[Exercise instructions] Copy exactly, please, the lines of the data from its start through the line containing "marker=dict(color=col, size=13), showlegend=False))".

[Data section]
------------------------------------------------

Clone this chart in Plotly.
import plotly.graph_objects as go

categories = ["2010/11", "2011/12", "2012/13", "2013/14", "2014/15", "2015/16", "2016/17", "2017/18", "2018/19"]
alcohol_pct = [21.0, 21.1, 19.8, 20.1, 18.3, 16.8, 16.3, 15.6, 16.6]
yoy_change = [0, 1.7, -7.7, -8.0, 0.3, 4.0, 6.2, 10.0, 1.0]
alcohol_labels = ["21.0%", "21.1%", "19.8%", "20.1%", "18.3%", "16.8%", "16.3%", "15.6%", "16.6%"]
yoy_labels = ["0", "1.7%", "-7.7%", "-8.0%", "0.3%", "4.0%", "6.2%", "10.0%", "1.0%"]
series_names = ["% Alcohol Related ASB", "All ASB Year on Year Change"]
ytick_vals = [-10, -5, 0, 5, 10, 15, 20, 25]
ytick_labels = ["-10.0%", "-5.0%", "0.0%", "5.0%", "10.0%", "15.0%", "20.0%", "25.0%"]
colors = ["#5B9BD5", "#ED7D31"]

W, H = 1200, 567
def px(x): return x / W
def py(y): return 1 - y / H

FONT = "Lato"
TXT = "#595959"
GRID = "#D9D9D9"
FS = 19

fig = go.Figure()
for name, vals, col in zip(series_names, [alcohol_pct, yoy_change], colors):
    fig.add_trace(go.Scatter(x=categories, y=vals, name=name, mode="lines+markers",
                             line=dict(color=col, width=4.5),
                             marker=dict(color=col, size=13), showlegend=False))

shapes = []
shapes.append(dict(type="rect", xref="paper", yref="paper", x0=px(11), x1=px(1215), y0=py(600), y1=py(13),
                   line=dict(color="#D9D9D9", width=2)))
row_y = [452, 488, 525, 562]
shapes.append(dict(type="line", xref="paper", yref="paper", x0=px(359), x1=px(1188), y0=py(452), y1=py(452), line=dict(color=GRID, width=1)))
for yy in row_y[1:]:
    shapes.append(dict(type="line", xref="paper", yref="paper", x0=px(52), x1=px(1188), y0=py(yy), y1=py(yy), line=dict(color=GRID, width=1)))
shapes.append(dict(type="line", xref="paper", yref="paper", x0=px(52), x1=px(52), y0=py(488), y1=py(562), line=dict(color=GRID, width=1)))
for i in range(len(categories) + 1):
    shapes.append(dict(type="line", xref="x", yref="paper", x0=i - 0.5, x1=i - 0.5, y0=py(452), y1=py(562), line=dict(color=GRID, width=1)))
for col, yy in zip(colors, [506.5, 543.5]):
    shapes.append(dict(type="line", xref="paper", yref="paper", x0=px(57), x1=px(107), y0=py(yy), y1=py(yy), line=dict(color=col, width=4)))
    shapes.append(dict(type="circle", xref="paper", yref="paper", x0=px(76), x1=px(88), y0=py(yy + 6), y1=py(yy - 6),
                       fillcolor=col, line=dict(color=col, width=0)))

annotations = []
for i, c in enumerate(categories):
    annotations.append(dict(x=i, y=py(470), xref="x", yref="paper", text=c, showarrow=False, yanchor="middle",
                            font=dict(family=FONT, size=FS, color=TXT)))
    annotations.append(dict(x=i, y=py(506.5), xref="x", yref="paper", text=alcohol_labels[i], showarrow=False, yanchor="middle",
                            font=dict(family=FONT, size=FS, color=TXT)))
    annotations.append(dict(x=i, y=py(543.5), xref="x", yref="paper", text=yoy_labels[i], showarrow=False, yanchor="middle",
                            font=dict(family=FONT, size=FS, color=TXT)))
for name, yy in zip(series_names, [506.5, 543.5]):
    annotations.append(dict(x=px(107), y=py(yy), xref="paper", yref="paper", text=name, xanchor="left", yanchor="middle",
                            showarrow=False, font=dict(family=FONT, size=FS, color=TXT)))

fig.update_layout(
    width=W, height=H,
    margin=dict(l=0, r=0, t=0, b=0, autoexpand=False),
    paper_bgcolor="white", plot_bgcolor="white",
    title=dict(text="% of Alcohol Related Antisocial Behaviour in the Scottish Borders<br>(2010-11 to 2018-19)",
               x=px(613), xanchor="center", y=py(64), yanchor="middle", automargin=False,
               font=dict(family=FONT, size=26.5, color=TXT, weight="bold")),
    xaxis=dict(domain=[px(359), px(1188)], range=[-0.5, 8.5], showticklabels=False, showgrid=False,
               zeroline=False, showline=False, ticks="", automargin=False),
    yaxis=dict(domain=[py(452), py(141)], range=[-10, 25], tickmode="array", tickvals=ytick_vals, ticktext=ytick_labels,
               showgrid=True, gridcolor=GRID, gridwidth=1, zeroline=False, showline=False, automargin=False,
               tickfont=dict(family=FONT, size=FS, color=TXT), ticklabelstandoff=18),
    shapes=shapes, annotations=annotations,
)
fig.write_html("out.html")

------------------------------------------------

[Solution to the exercise]
Clone this chart in Plotly.
import plotly.graph_objects as go

categories = ["2010/11", "2011/12", "2012/13", "2013/14", "2014/15", "2015/16", "2016/17", "2017/18", "2018/19"]
alcohol_pct = [21.0, 21.1, 19.8, 20.1, 18.3, 16.8, 16.3, 15.6, 16.6]
yoy_change = [0, 1.7, -7.7, -8.0, 0.3, 4.0, 6.2, 10.0, 1.0]
alcohol_labels = ["21.0%", "21.1%", "19.8%", "20.1%", "18.3%", "16.8%", "16.3%", "15.6%", "16.6%"]
yoy_labels = ["0", "1.7%", "-7.7%", "-8.0%", "0.3%", "4.0%", "6.2%", "10.0%", "1.0%"]
series_names = ["% Alcohol Related ASB", "All ASB Year on Year Change"]
ytick_vals = [-10, -5, 0, 5, 10, 15, 20, 25]
ytick_labels = ["-10.0%", "-5.0%", "0.0%", "5.0%", "10.0%", "15.0%", "20.0%", "25.0%"]
colors = ["#5B9BD5", "#ED7D31"]

W, H = 1200, 567
def px(x): return x / W
def py(y): return 1 - y / H

FONT = "Lato"
TXT = "#595959"
GRID = "#D9D9D9"
FS = 19

fig = go.Figure()
for name, vals, col in zip(series_names, [alcohol_pct, yoy_change], colors):
    fig.add_trace(go.Scatter(x=categories, y=vals, name=name, mode="lines+markers",
                             line=dict(color=col, width=4.5),
                             marker=dict(color=col, size=13), showlegend=False))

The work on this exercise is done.